PA Secretary of Agriculture, George Grieg, highlighted the partnership between the Pennsylvania Department of Agriculture and Penn State’s College of Agricultural Sciences as they work together to develop three Agricultural Resource Centers. These new entities will focus on priority issues affecting the industries directly tied to plant and animal health. The resource centers will focus on the protection concerns of food, fiber and building materials as well as natural and renewable energy resources. These centers will be devoted to Food Safety, Animal Care and Plant Health, with an overarching effort to work in unison as they individually focus on issues specific to each area of concern.
According to recent informational materials provided by the Penn State Agricultural Council, the new Food Safety Resource Center will, “for the first time, offer food safety regulations [that] will include animal feed and product traceability, which will have sweeping impacts for Pennsylvania dairies and animal producers. It will also have significant impacts on crop producers, who will need to be trained in Good Agricultural Practices (GAPs) in order to access markets. These changes will significantly impact not only food producers but also farmers markets, food processors, food retailers, restaurants, and consumers.
PDA’s regulatory responsibilities will be expanded as they are charged to ensure compliance in Pennsylvania. The college will likewise need to expand its research and already extensive educational programs to inform both PDA professionals and the industry on best practices, employee training, and regulatory expectations.”
The Animal Care Resource Center “will focus on research and training around science-based best practices, certification standards, new facility needs and assessments, regulatory compliance, management and employee training, industry performance assessments, animal euthanasia, animal transportation, economic impacts, and public education.”
At the same time, the Plant Health Resource Center will “protect plant resources by coordinating and collaborating with stakeholders [to] enhance and sustain the economic growth of these industries through increased efficiencies and improved management practices. This proactive, solution-driven Resource Center will build on this model to focus its resources on monitoring and surveillance practices to prevent pests from becoming a problem as well as containment of any infestations that do occur.” (www.cvent.com)

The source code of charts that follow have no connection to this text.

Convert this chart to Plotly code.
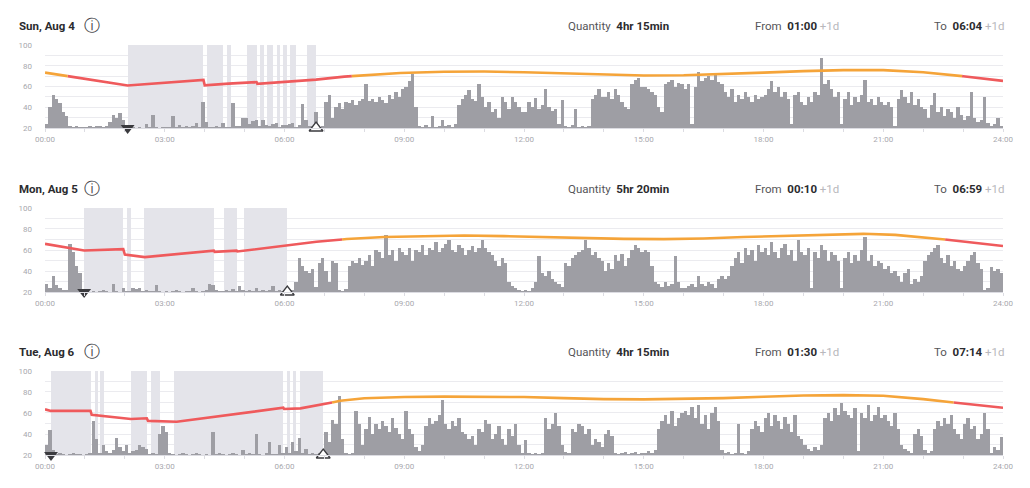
import plotly.graph_objects as go
from plotly.subplots import make_subplots

days = ['Sun, Aug 4', 'Mon, Aug 5', 'Tue, Aug 6']
quantity = ['4hr 15min', '5hr 20min', '4hr 15min']
from_time = ['01:00', '00:10', '01:30']
to_time = ['06:04', '06:59', '07:14']

# sleep blocks (start hour, end hour)
sun_blocks = [(2.07, 3.97), (4.07, 4.47), (4.57, 4.65), (5.07, 5.30), (5.39, 5.49),
              (5.57, 5.72), (5.80, 5.89), (5.97, 6.07), (6.15, 6.30), (6.57, 6.79)]
mon_blocks = [(0.98, 1.96), (2.06, 2.15), (2.48, 4.23), (4.48, 4.80), (4.99, 6.07)]
tue_blocks = [(0.15, 1.14), (1.24, 1.32), (1.38, 1.48), (2.15, 2.55), (2.66, 2.88),
              (3.23, 5.97), (6.05, 6.14), (6.22, 6.30), (6.40, 6.97)]

# asleep / awake markers (hour)
sun_marks = [2.07, 6.79]
mon_marks = [0.98, 6.07]
tue_marks = [0.15, 6.97]

# heart rate line (hour, bpm)
sun_hr_t = [0, 2.07, 3.97, 4.0, 4.6, 5.3, 5.32, 6.3, 6.79, 7.5, 8.06, 8.9, 10, 11, 12, 13,
            14, 15, 16, 17, 18, 19, 20, 21, 22, 23, 24]
sun_hr_v = [73.4, 61.0, 66.4, 61.2, 62.8, 64.2, 62.6, 64.8, 66.6, 69.5, 71.0, 73.0, 74.2, 74.4,
            73.8, 72.6, 71.2, 70.6, 70.8, 71.8, 73.4, 74.8, 75.8, 75.8, 73.8, 69.9, 65.4]
mon_hr_t = [0, 0.98, 1.96, 2.0, 2.5, 4.23, 4.25, 4.8, 4.82, 6.07, 6.8, 7.56, 8.5, 9.5, 10.5,
            11.5, 12.5, 13.5, 14.5, 15.5, 16.5, 17.5, 18.5, 19.5, 20.5, 21.3, 22.1, 22.9, 24]
mon_hr_v = [65.8, 59.6, 60.8, 55.6, 53.2, 59.4, 58.2, 59.4, 58.6, 64.8, 67.8, 70.4, 72.4, 73.2,
            73.8, 73.2, 72.2, 71.2, 70.6, 70.4, 71.0, 72.4, 73.6, 74.8, 75.4, 74.4, 71.8, 68.6, 63.8]
tue_hr_t = [0, 0.15, 1.14, 1.17, 2.15, 2.55, 2.58, 3.3, 5.97, 5.99, 6.4, 6.97, 7.4, 8, 9, 10,
            11, 12, 13, 14, 15, 16, 17, 18, 19, 20, 21, 22, 23, 24]
tue_hr_v = [63.5, 62.0, 62.0, 58.2, 54.3, 55.0, 52.5, 51.7, 65.0, 63.8, 64.4, 68.3, 71.6, 74.0,
            75.2, 75.6, 75.4, 75.2, 74.2, 73.2, 73.0, 73.4, 74.2, 75.4, 76.6, 77.0, 76.4, 73.2,
            69.0, 65.0]

# activity, 5-minute bins, one row per hour
sun_act = [
    24, 40, 52, 48, 44, 35, 32, 22, 21, 22, 21, 21,
    21, 22, 21, 22, 22, 21, 22, 26, 33, 30, 34, 28,
    22, 20, 21, 20, 21, 20, 24, 21, 33, 21, 20, 21,
    21, 21, 32, 21, 23, 21, 22, 21, 22, 25, 21, 45,
    26, 21, 21, 22, 21, 25, 21, 21, 44, 22, 22, 30,
    30, 24, 27, 28, 22, 28, 23, 22, 24, 25, 21, 23,
    23, 24, 25, 21, 23, 43, 28, 22, 22, 35, 21, 22,
    45, 52, 30, 40, 44, 38, 45, 44, 47, 42, 46, 48,
    62, 46, 48, 45, 50, 47, 44, 52, 48, 55, 50, 58,
    60, 65, 72, 40, 22, 21, 23, 21, 32, 21, 22, 28,
    22, 23, 21, 24, 42, 48, 52, 57, 48, 46, 62, 50,
    40, 45, 35, 38, 30, 50, 45, 38, 50, 45, 40, 35,
    35, 45, 40, 49, 38, 42, 58, 40, 36, 38, 24, 47,
    22, 21, 23, 38, 21, 22, 21, 22, 48, 52, 58, 50,
    50, 55, 48, 58, 52, 45, 40, 38, 62, 66, 68, 60,
    60, 58, 55, 52, 40, 35, 62, 64, 66, 60, 63, 62,
    58, 62, 24, 60, 74, 65, 68, 70, 66, 71, 64, 62,
    55, 50, 58, 45, 52, 48, 55, 50, 45, 52, 48, 50,
    52, 58, 65, 55, 60, 50, 55, 48, 24, 52, 55, 45,
    42, 50, 45, 55, 52, 87, 62, 66, 58, 50, 55, 24,
    48, 55, 42, 50, 45, 52, 66, 45, 48, 42, 50, 45,
    42, 45, 40, 22, 48, 57, 50, 44, 55, 42, 48, 40,
    38, 30, 42, 54, 35, 40, 32, 38, 35, 30, 40, 33,
    28, 32, 55, 30, 26, 28, 50, 25, 22, 24, 30, 22,
]
mon_act = [
    28, 24, 35, 27, 24, 22, 22, 66, 58, 45, 38, 21,
    21, 20, 21, 20, 21, 22, 21, 20, 28, 21, 20, 24,
    21, 21, 24, 23, 24, 21, 22, 21, 21, 27, 21, 20,
    21, 20, 21, 22, 21, 20, 21, 21, 24, 21, 20, 21,
    22, 28, 27, 22, 21, 21, 22, 21, 23, 21, 26, 22,
    21, 22, 21, 24, 21, 22, 21, 22, 26, 21, 22, 21,
    24, 21, 22, 30, 52, 45, 40, 38, 42, 25, 48, 52,
    40, 30, 50, 48, 22, 21, 23, 45, 50, 48, 52, 46,
    50, 55, 45, 60, 58, 52, 74, 55, 60, 50, 62, 58,
    55, 62, 50, 60, 58, 65, 55, 62, 60, 68, 58, 62,
    66, 70, 60, 58, 65, 62, 55, 60, 64, 58, 62, 70,
    62, 58, 55, 50, 45, 52, 48, 30, 26, 24, 22, 21,
    22, 21, 24, 30, 54, 38, 35, 40, 32, 30, 28, 25,
    48, 45, 52, 55, 58, 60, 70, 62, 55, 58, 52, 50,
    40, 48, 42, 55, 50, 56, 45, 52, 60, 65, 62, 58,
    60, 58, 45, 30, 28, 25, 30, 26, 28, 54, 30, 24,
    24, 26, 28, 25, 35, 28, 26, 30, 28, 24, 32, 35,
    32, 35, 45, 52, 58, 48, 62, 55, 60, 50, 65, 58,
    62, 55, 68, 58, 52, 62, 66, 55, 60, 50, 70, 58,
    55, 62, 24, 58, 52, 65, 60, 50, 58, 55, 50, 24,
    52, 58, 48, 55, 50, 60, 72, 50, 55, 45, 50, 48,
    42, 45, 38, 40, 35, 30, 38, 42, 28, 32, 30, 35,
    50, 55, 58, 62, 65, 52, 48, 55, 45, 50, 42, 40,
    45, 50, 55, 58, 48, 42, 22, 24, 44, 40, 42, 38,
]
tue_act = [
    30, 44, 25, 21, 22, 21, 20, 21, 22, 21, 21, 20,
    21, 22, 52, 35, 22, 30, 24, 22, 25, 36, 28, 24,
    30, 22, 24, 25, 30, 28, 26, 21, 22, 21, 40, 48,
    42, 22, 21, 20, 21, 22, 21, 20, 21, 22, 21, 20,
    21, 20, 42, 21, 22, 21, 20, 21, 22, 21, 20, 25,
    21, 22, 21, 40, 21, 20, 22, 32, 21, 21, 30, 22,
    28, 22, 32, 24, 36, 22, 26, 21, 22, 21, 22, 23,
    42, 32, 53, 50, 76, 35, 22, 21, 22, 62, 50, 30,
    45, 56, 40, 50, 45, 52, 48, 42, 55, 46, 40, 35,
    62, 45, 40, 28, 24, 30, 48, 55, 50, 52, 58, 72,
    50, 45, 52, 48, 55, 42, 40, 35, 38, 30, 45, 42,
    53, 50, 35, 40, 48, 35, 30, 45, 38, 50, 30, 22,
    34, 22, 21, 22, 21, 22, 55, 45, 50, 60, 48, 30,
    23, 22, 45, 42, 50, 48, 40, 45, 30, 35, 32, 28,
    40, 44, 38, 22, 21, 22, 23, 21, 22, 23, 21, 22,
    22, 24, 22, 25, 45, 52, 58, 50, 62, 48, 55, 60,
    62, 58, 66, 55, 68, 50, 58, 45, 60, 66, 52, 25,
    22, 23, 21, 22, 50, 22, 21, 24, 45, 52, 48, 42,
    55, 60, 48, 58, 52, 45, 56, 50, 42, 58, 38, 35,
    30, 26, 24, 28, 25, 30, 55, 60, 52, 65, 58, 70,
    62, 58, 55, 65, 24, 60, 55, 68, 52, 58, 66, 55,
    58, 52, 48, 60, 45, 30, 26, 24, 22, 40, 45, 38,
    25, 22, 24, 45, 52, 48, 55, 50, 58, 45, 40, 35,
    50, 55, 45, 48, 35, 40, 60, 45, 22, 28, 25, 37,
]

tick_vals = [0, 3, 6, 9, 12, 15, 18, 21, 24]
tick_text = ['00:00', '03:00', '06:00', '09:00', '12:00', '15:00', '18:00', '21:00', '24:00']

RED = '#ef5a5c'
ORANGE = '#f5a439'
THR = 70


def split_line(t, v, thr):
    # red below threshold, orange at or above it
    xr, yr, xo, yo = [], [], [], []
    for i in range(len(t)):
        if i > 0:
            a, b = v[i - 1], v[i]
            if (a >= thr) != (b >= thr):
                tc = t[i - 1] + (thr - a) / (b - a) * (t[i] - t[i - 1])
                xr.append(tc); yr.append(thr)
                xo.append(tc); yo.append(thr)
                if b >= thr:
                    xr.append(None); yr.append(None)
                else:
                    xo.append(None); yo.append(None)
        if v[i] >= thr:
            xo.append(t[i]); yo.append(v[i])
        else:
            xr.append(t[i]); yr.append(v[i])
    return xr, yr, xo, yo


fig = make_subplots(rows=3, cols=1)

panels = [
    (sun_blocks, sun_marks, sun_hr_t, sun_hr_v, sun_act),
    (mon_blocks, mon_marks, mon_hr_t, mon_hr_v, mon_act),
    (tue_blocks, tue_marks, tue_hr_t, tue_hr_v, tue_act),
]
domains = [(0.7377, 0.9078), (0.4016, 0.5738), (0.0676, 0.2398)]

bin_x = [i / 12 + 1 / 24 for i in range(288)]

for r, (blocks, marks, hr_t, hr_v, act) in enumerate(panels, start=1):
    fig.add_trace(go.Bar(
        x=[(a + b) / 2 for a, b in blocks], y=[80] * len(blocks), base=20,
        width=[b - a for a, b in blocks], marker=dict(color='#e4e4ea', line_width=0),
        hoverinfo='skip'), row=r, col=1)
    fig.add_trace(go.Bar(
        x=bin_x, y=act, width=1 / 12, marker=dict(color='#9e9ea4', line_width=0),
        hoverinfo='skip'), row=r, col=1)
    xr, yr, xo, yo = split_line(hr_t, hr_v, THR)
    fig.add_trace(go.Scatter(x=xr, y=yr, mode='lines', line=dict(color=RED, width=2.6)),
                  row=r, col=1)
    fig.add_trace(go.Scatter(x=xo, y=yo, mode='lines', line=dict(color=ORANGE, width=2.6)),
                  row=r, col=1)
    fig.add_trace(go.Scatter(
        x=[marks[0]], y=[20], mode='markers', cliponaxis=False,
        marker=dict(symbol='triangle-down', size=12, color='#3a3a3e')), row=r, col=1)
    fig.add_trace(go.Scatter(
        x=[marks[1]], y=[20], mode='markers', cliponaxis=False,
        marker=dict(symbol='triangle-up', size=12, color='white',
                    line=dict(color='#3a3a3e', width=1.3))), row=r, col=1)

    fig.update_xaxes(domain=[0.0437, 0.9738], range=[0, 24], tickvals=tick_vals,
                     ticktext=tick_text, showgrid=False, zeroline=False, automargin=False,
                     showline=True, linecolor='#dcdce2', linewidth=1,
                     ticks='outside', ticklen=3, tickcolor='#dcdce2',
                     minor=dict(dtick=1, ticks='outside', ticklen=3, tickcolor='#dcdce2'),
                     tickfont=dict(size=8, color='#a8a8ae'), row=r, col=1)
    fig.update_yaxes(domain=list(domains[r - 1]), range=[20, 100], dtick=20,
                     showgrid=True, gridcolor='#ebebef', gridwidth=1, zeroline=False,
                     automargin=False,
                     minor=dict(dtick=10, showgrid=True, gridcolor='#ebebef'),
                     ticklabelstandoff=12, tickfont=dict(size=8, color='#a8a8ae'),
                     row=r, col=1)

    top_px = (1 - domains[r - 1][1]) * 488
    ty = 1 - (top_px - 19) / 488
    fig.add_annotation(x=17 / 1030, y=ty, xref='paper', yref='paper', xanchor='left',
                       yanchor='middle', showarrow=False, text='<b>' + days[r - 1] + '</b>',
                       font=dict(size=11.5, color='#2b2b2e'))
    fig.add_annotation(x=92 / 1030, y=ty, xref='paper', yref='paper', showarrow=False,
                       xanchor='center', yanchor='middle', text='\u24d8',
                       font=dict(family='DejaVu Sans', size=16, color='#444448'))
    fig.add_annotation(x=566 / 1030, y=ty, xref='paper', yref='paper', xanchor='left',
                       yanchor='middle', showarrow=False, font=dict(size=11.5, color='#555558'),
                       text='Quantity  <b><span style="color:#2b2b2e">' + quantity[r - 1] + '</span></b>')
    fig.add_annotation(x=753 / 1030, y=ty, xref='paper', yref='paper', xanchor='left',
                       yanchor='middle', showarrow=False, font=dict(size=11.5, color='#555558'),
                       text='From  <b><span style="color:#2b2b2e">' + from_time[r - 1]
                            + '</span></b> <span style="color:#b8b8bc">+1d</span>')
    fig.add_annotation(x=1007 / 1030, y=ty, xref='paper', yref='paper', xanchor='right',
                       yanchor='middle', showarrow=False, font=dict(size=11.5, color='#555558'),
                       text='To  <b><span style="color:#2b2b2e">' + to_time[r - 1]
                            + '</span></b> <span style="color:#b8b8bc">+1d</span>')

fig.update_layout(width=1030, height=488, margin=dict(l=0, r=0, t=0, b=0),
                  barmode='overlay', bargap=0, showlegend=False,
                  plot_bgcolor='white', paper_bgcolor='white',
                  font=dict(family='Roboto, sans-serif'))

fig.write_html('out.html', config={'displayModeBar': False},
               post_script="document.body.style.margin='0';document.body.style.overflow='hidden';")
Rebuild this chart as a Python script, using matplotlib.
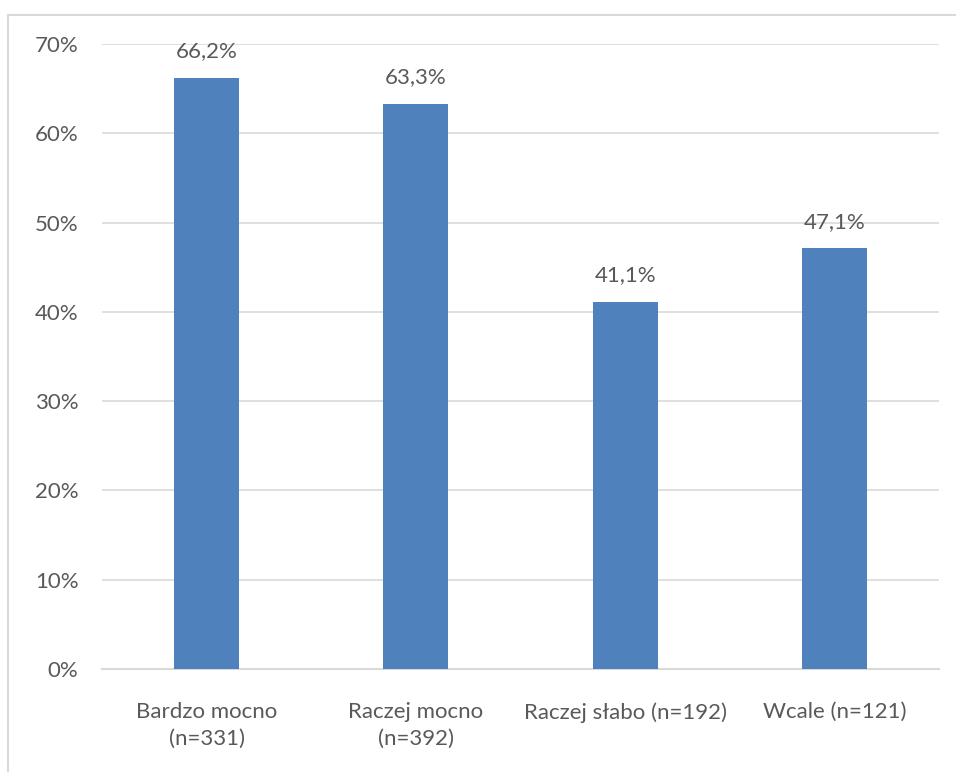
import matplotlib
matplotlib.use("Agg")
import matplotlib.pyplot as plt
from matplotlib.lines import Line2D

categories = ["Bardzo mocno\n(n=331)", "Raczej mocno\n(n=392)", "Raczej słabo (n=192)", "Wcale (n=121)"]
values = [66.2, 63.3, 41.1, 47.1]
value_labels = ["66,2%", "63,3%", "41,1%", "47,1%"]
yticks = [0, 10, 20, 30, 40, 50, 60, 70]

BAR = "#4f81bd"
TXT = "#595959"
GRID = "#d9d9d9"

plt.rcParams["font.family"] = ["Lato", "DejaVu Sans"]

fig = plt.figure(figsize=(9.56, 7.72), dpi=100)
ax = fig.add_axes([102 / 956, 103 / 772, 837 / 956, 625 / 772])

x = list(range(len(categories)))
ax.bar(x, values, width=0.31, color=BAR, zorder=3)
for xi, v, lab in zip(x, values, value_labels):
    ax.annotate(lab, (xi, v), xytext=(0, 12), textcoords="offset points",
                ha="center", va="bottom", fontsize=16, color=TXT)

ax.set_xlim(-0.5, len(categories) - 0.5)
ax.set_ylim(0, 70)
ax.set_yticks(yticks)
ax.set_yticklabels([f"{t}%" for t in yticks])
ax.set_xticks(x)
ax.set_xticklabels(categories, linespacing=1.42)
ax.tick_params(axis="both", length=0, labelsize=16, colors=TXT)
ax.tick_params(axis="y", pad=17)
ax.tick_params(axis="x", pad=24)
ax.yaxis.grid(True, color=GRID, lw=1.2, zorder=0)
for s in ("top", "right", "left"):
    ax.spines[s].set_visible(False)
ax.spines["bottom"].set_color(GRID)
ax.spines["bottom"].set_linewidth(1.5)

# chart frame (top and left edges visible)
fig.add_artist(Line2D([8 / 956, 1], [1 - 15 / 772, 1 - 15 / 772], color=GRID, lw=1.5,
                      transform=fig.transFigure))
fig.add_artist(Line2D([8 / 956, 8 / 956], [0, 1 - 15 / 772], color=GRID, lw=1.5,
                      transform=fig.transFigure))

fig.savefig("out.png", dpi=100)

Concluding Wednesday’s luncheon, U.S. Representative Glenn Thompson (PA-5), discussed his role within Congress where he serves as Chairman of the Subcommittee on Conservation, Energy, & Forestry within the House Agriculture Committee. He also serves on the House Natural Resources Committee and the House Education & the Workforce Committee. He said overregulation by various governmental agencies, has had a negative impact on Pennsylvania farmers as well as farmers across the nation.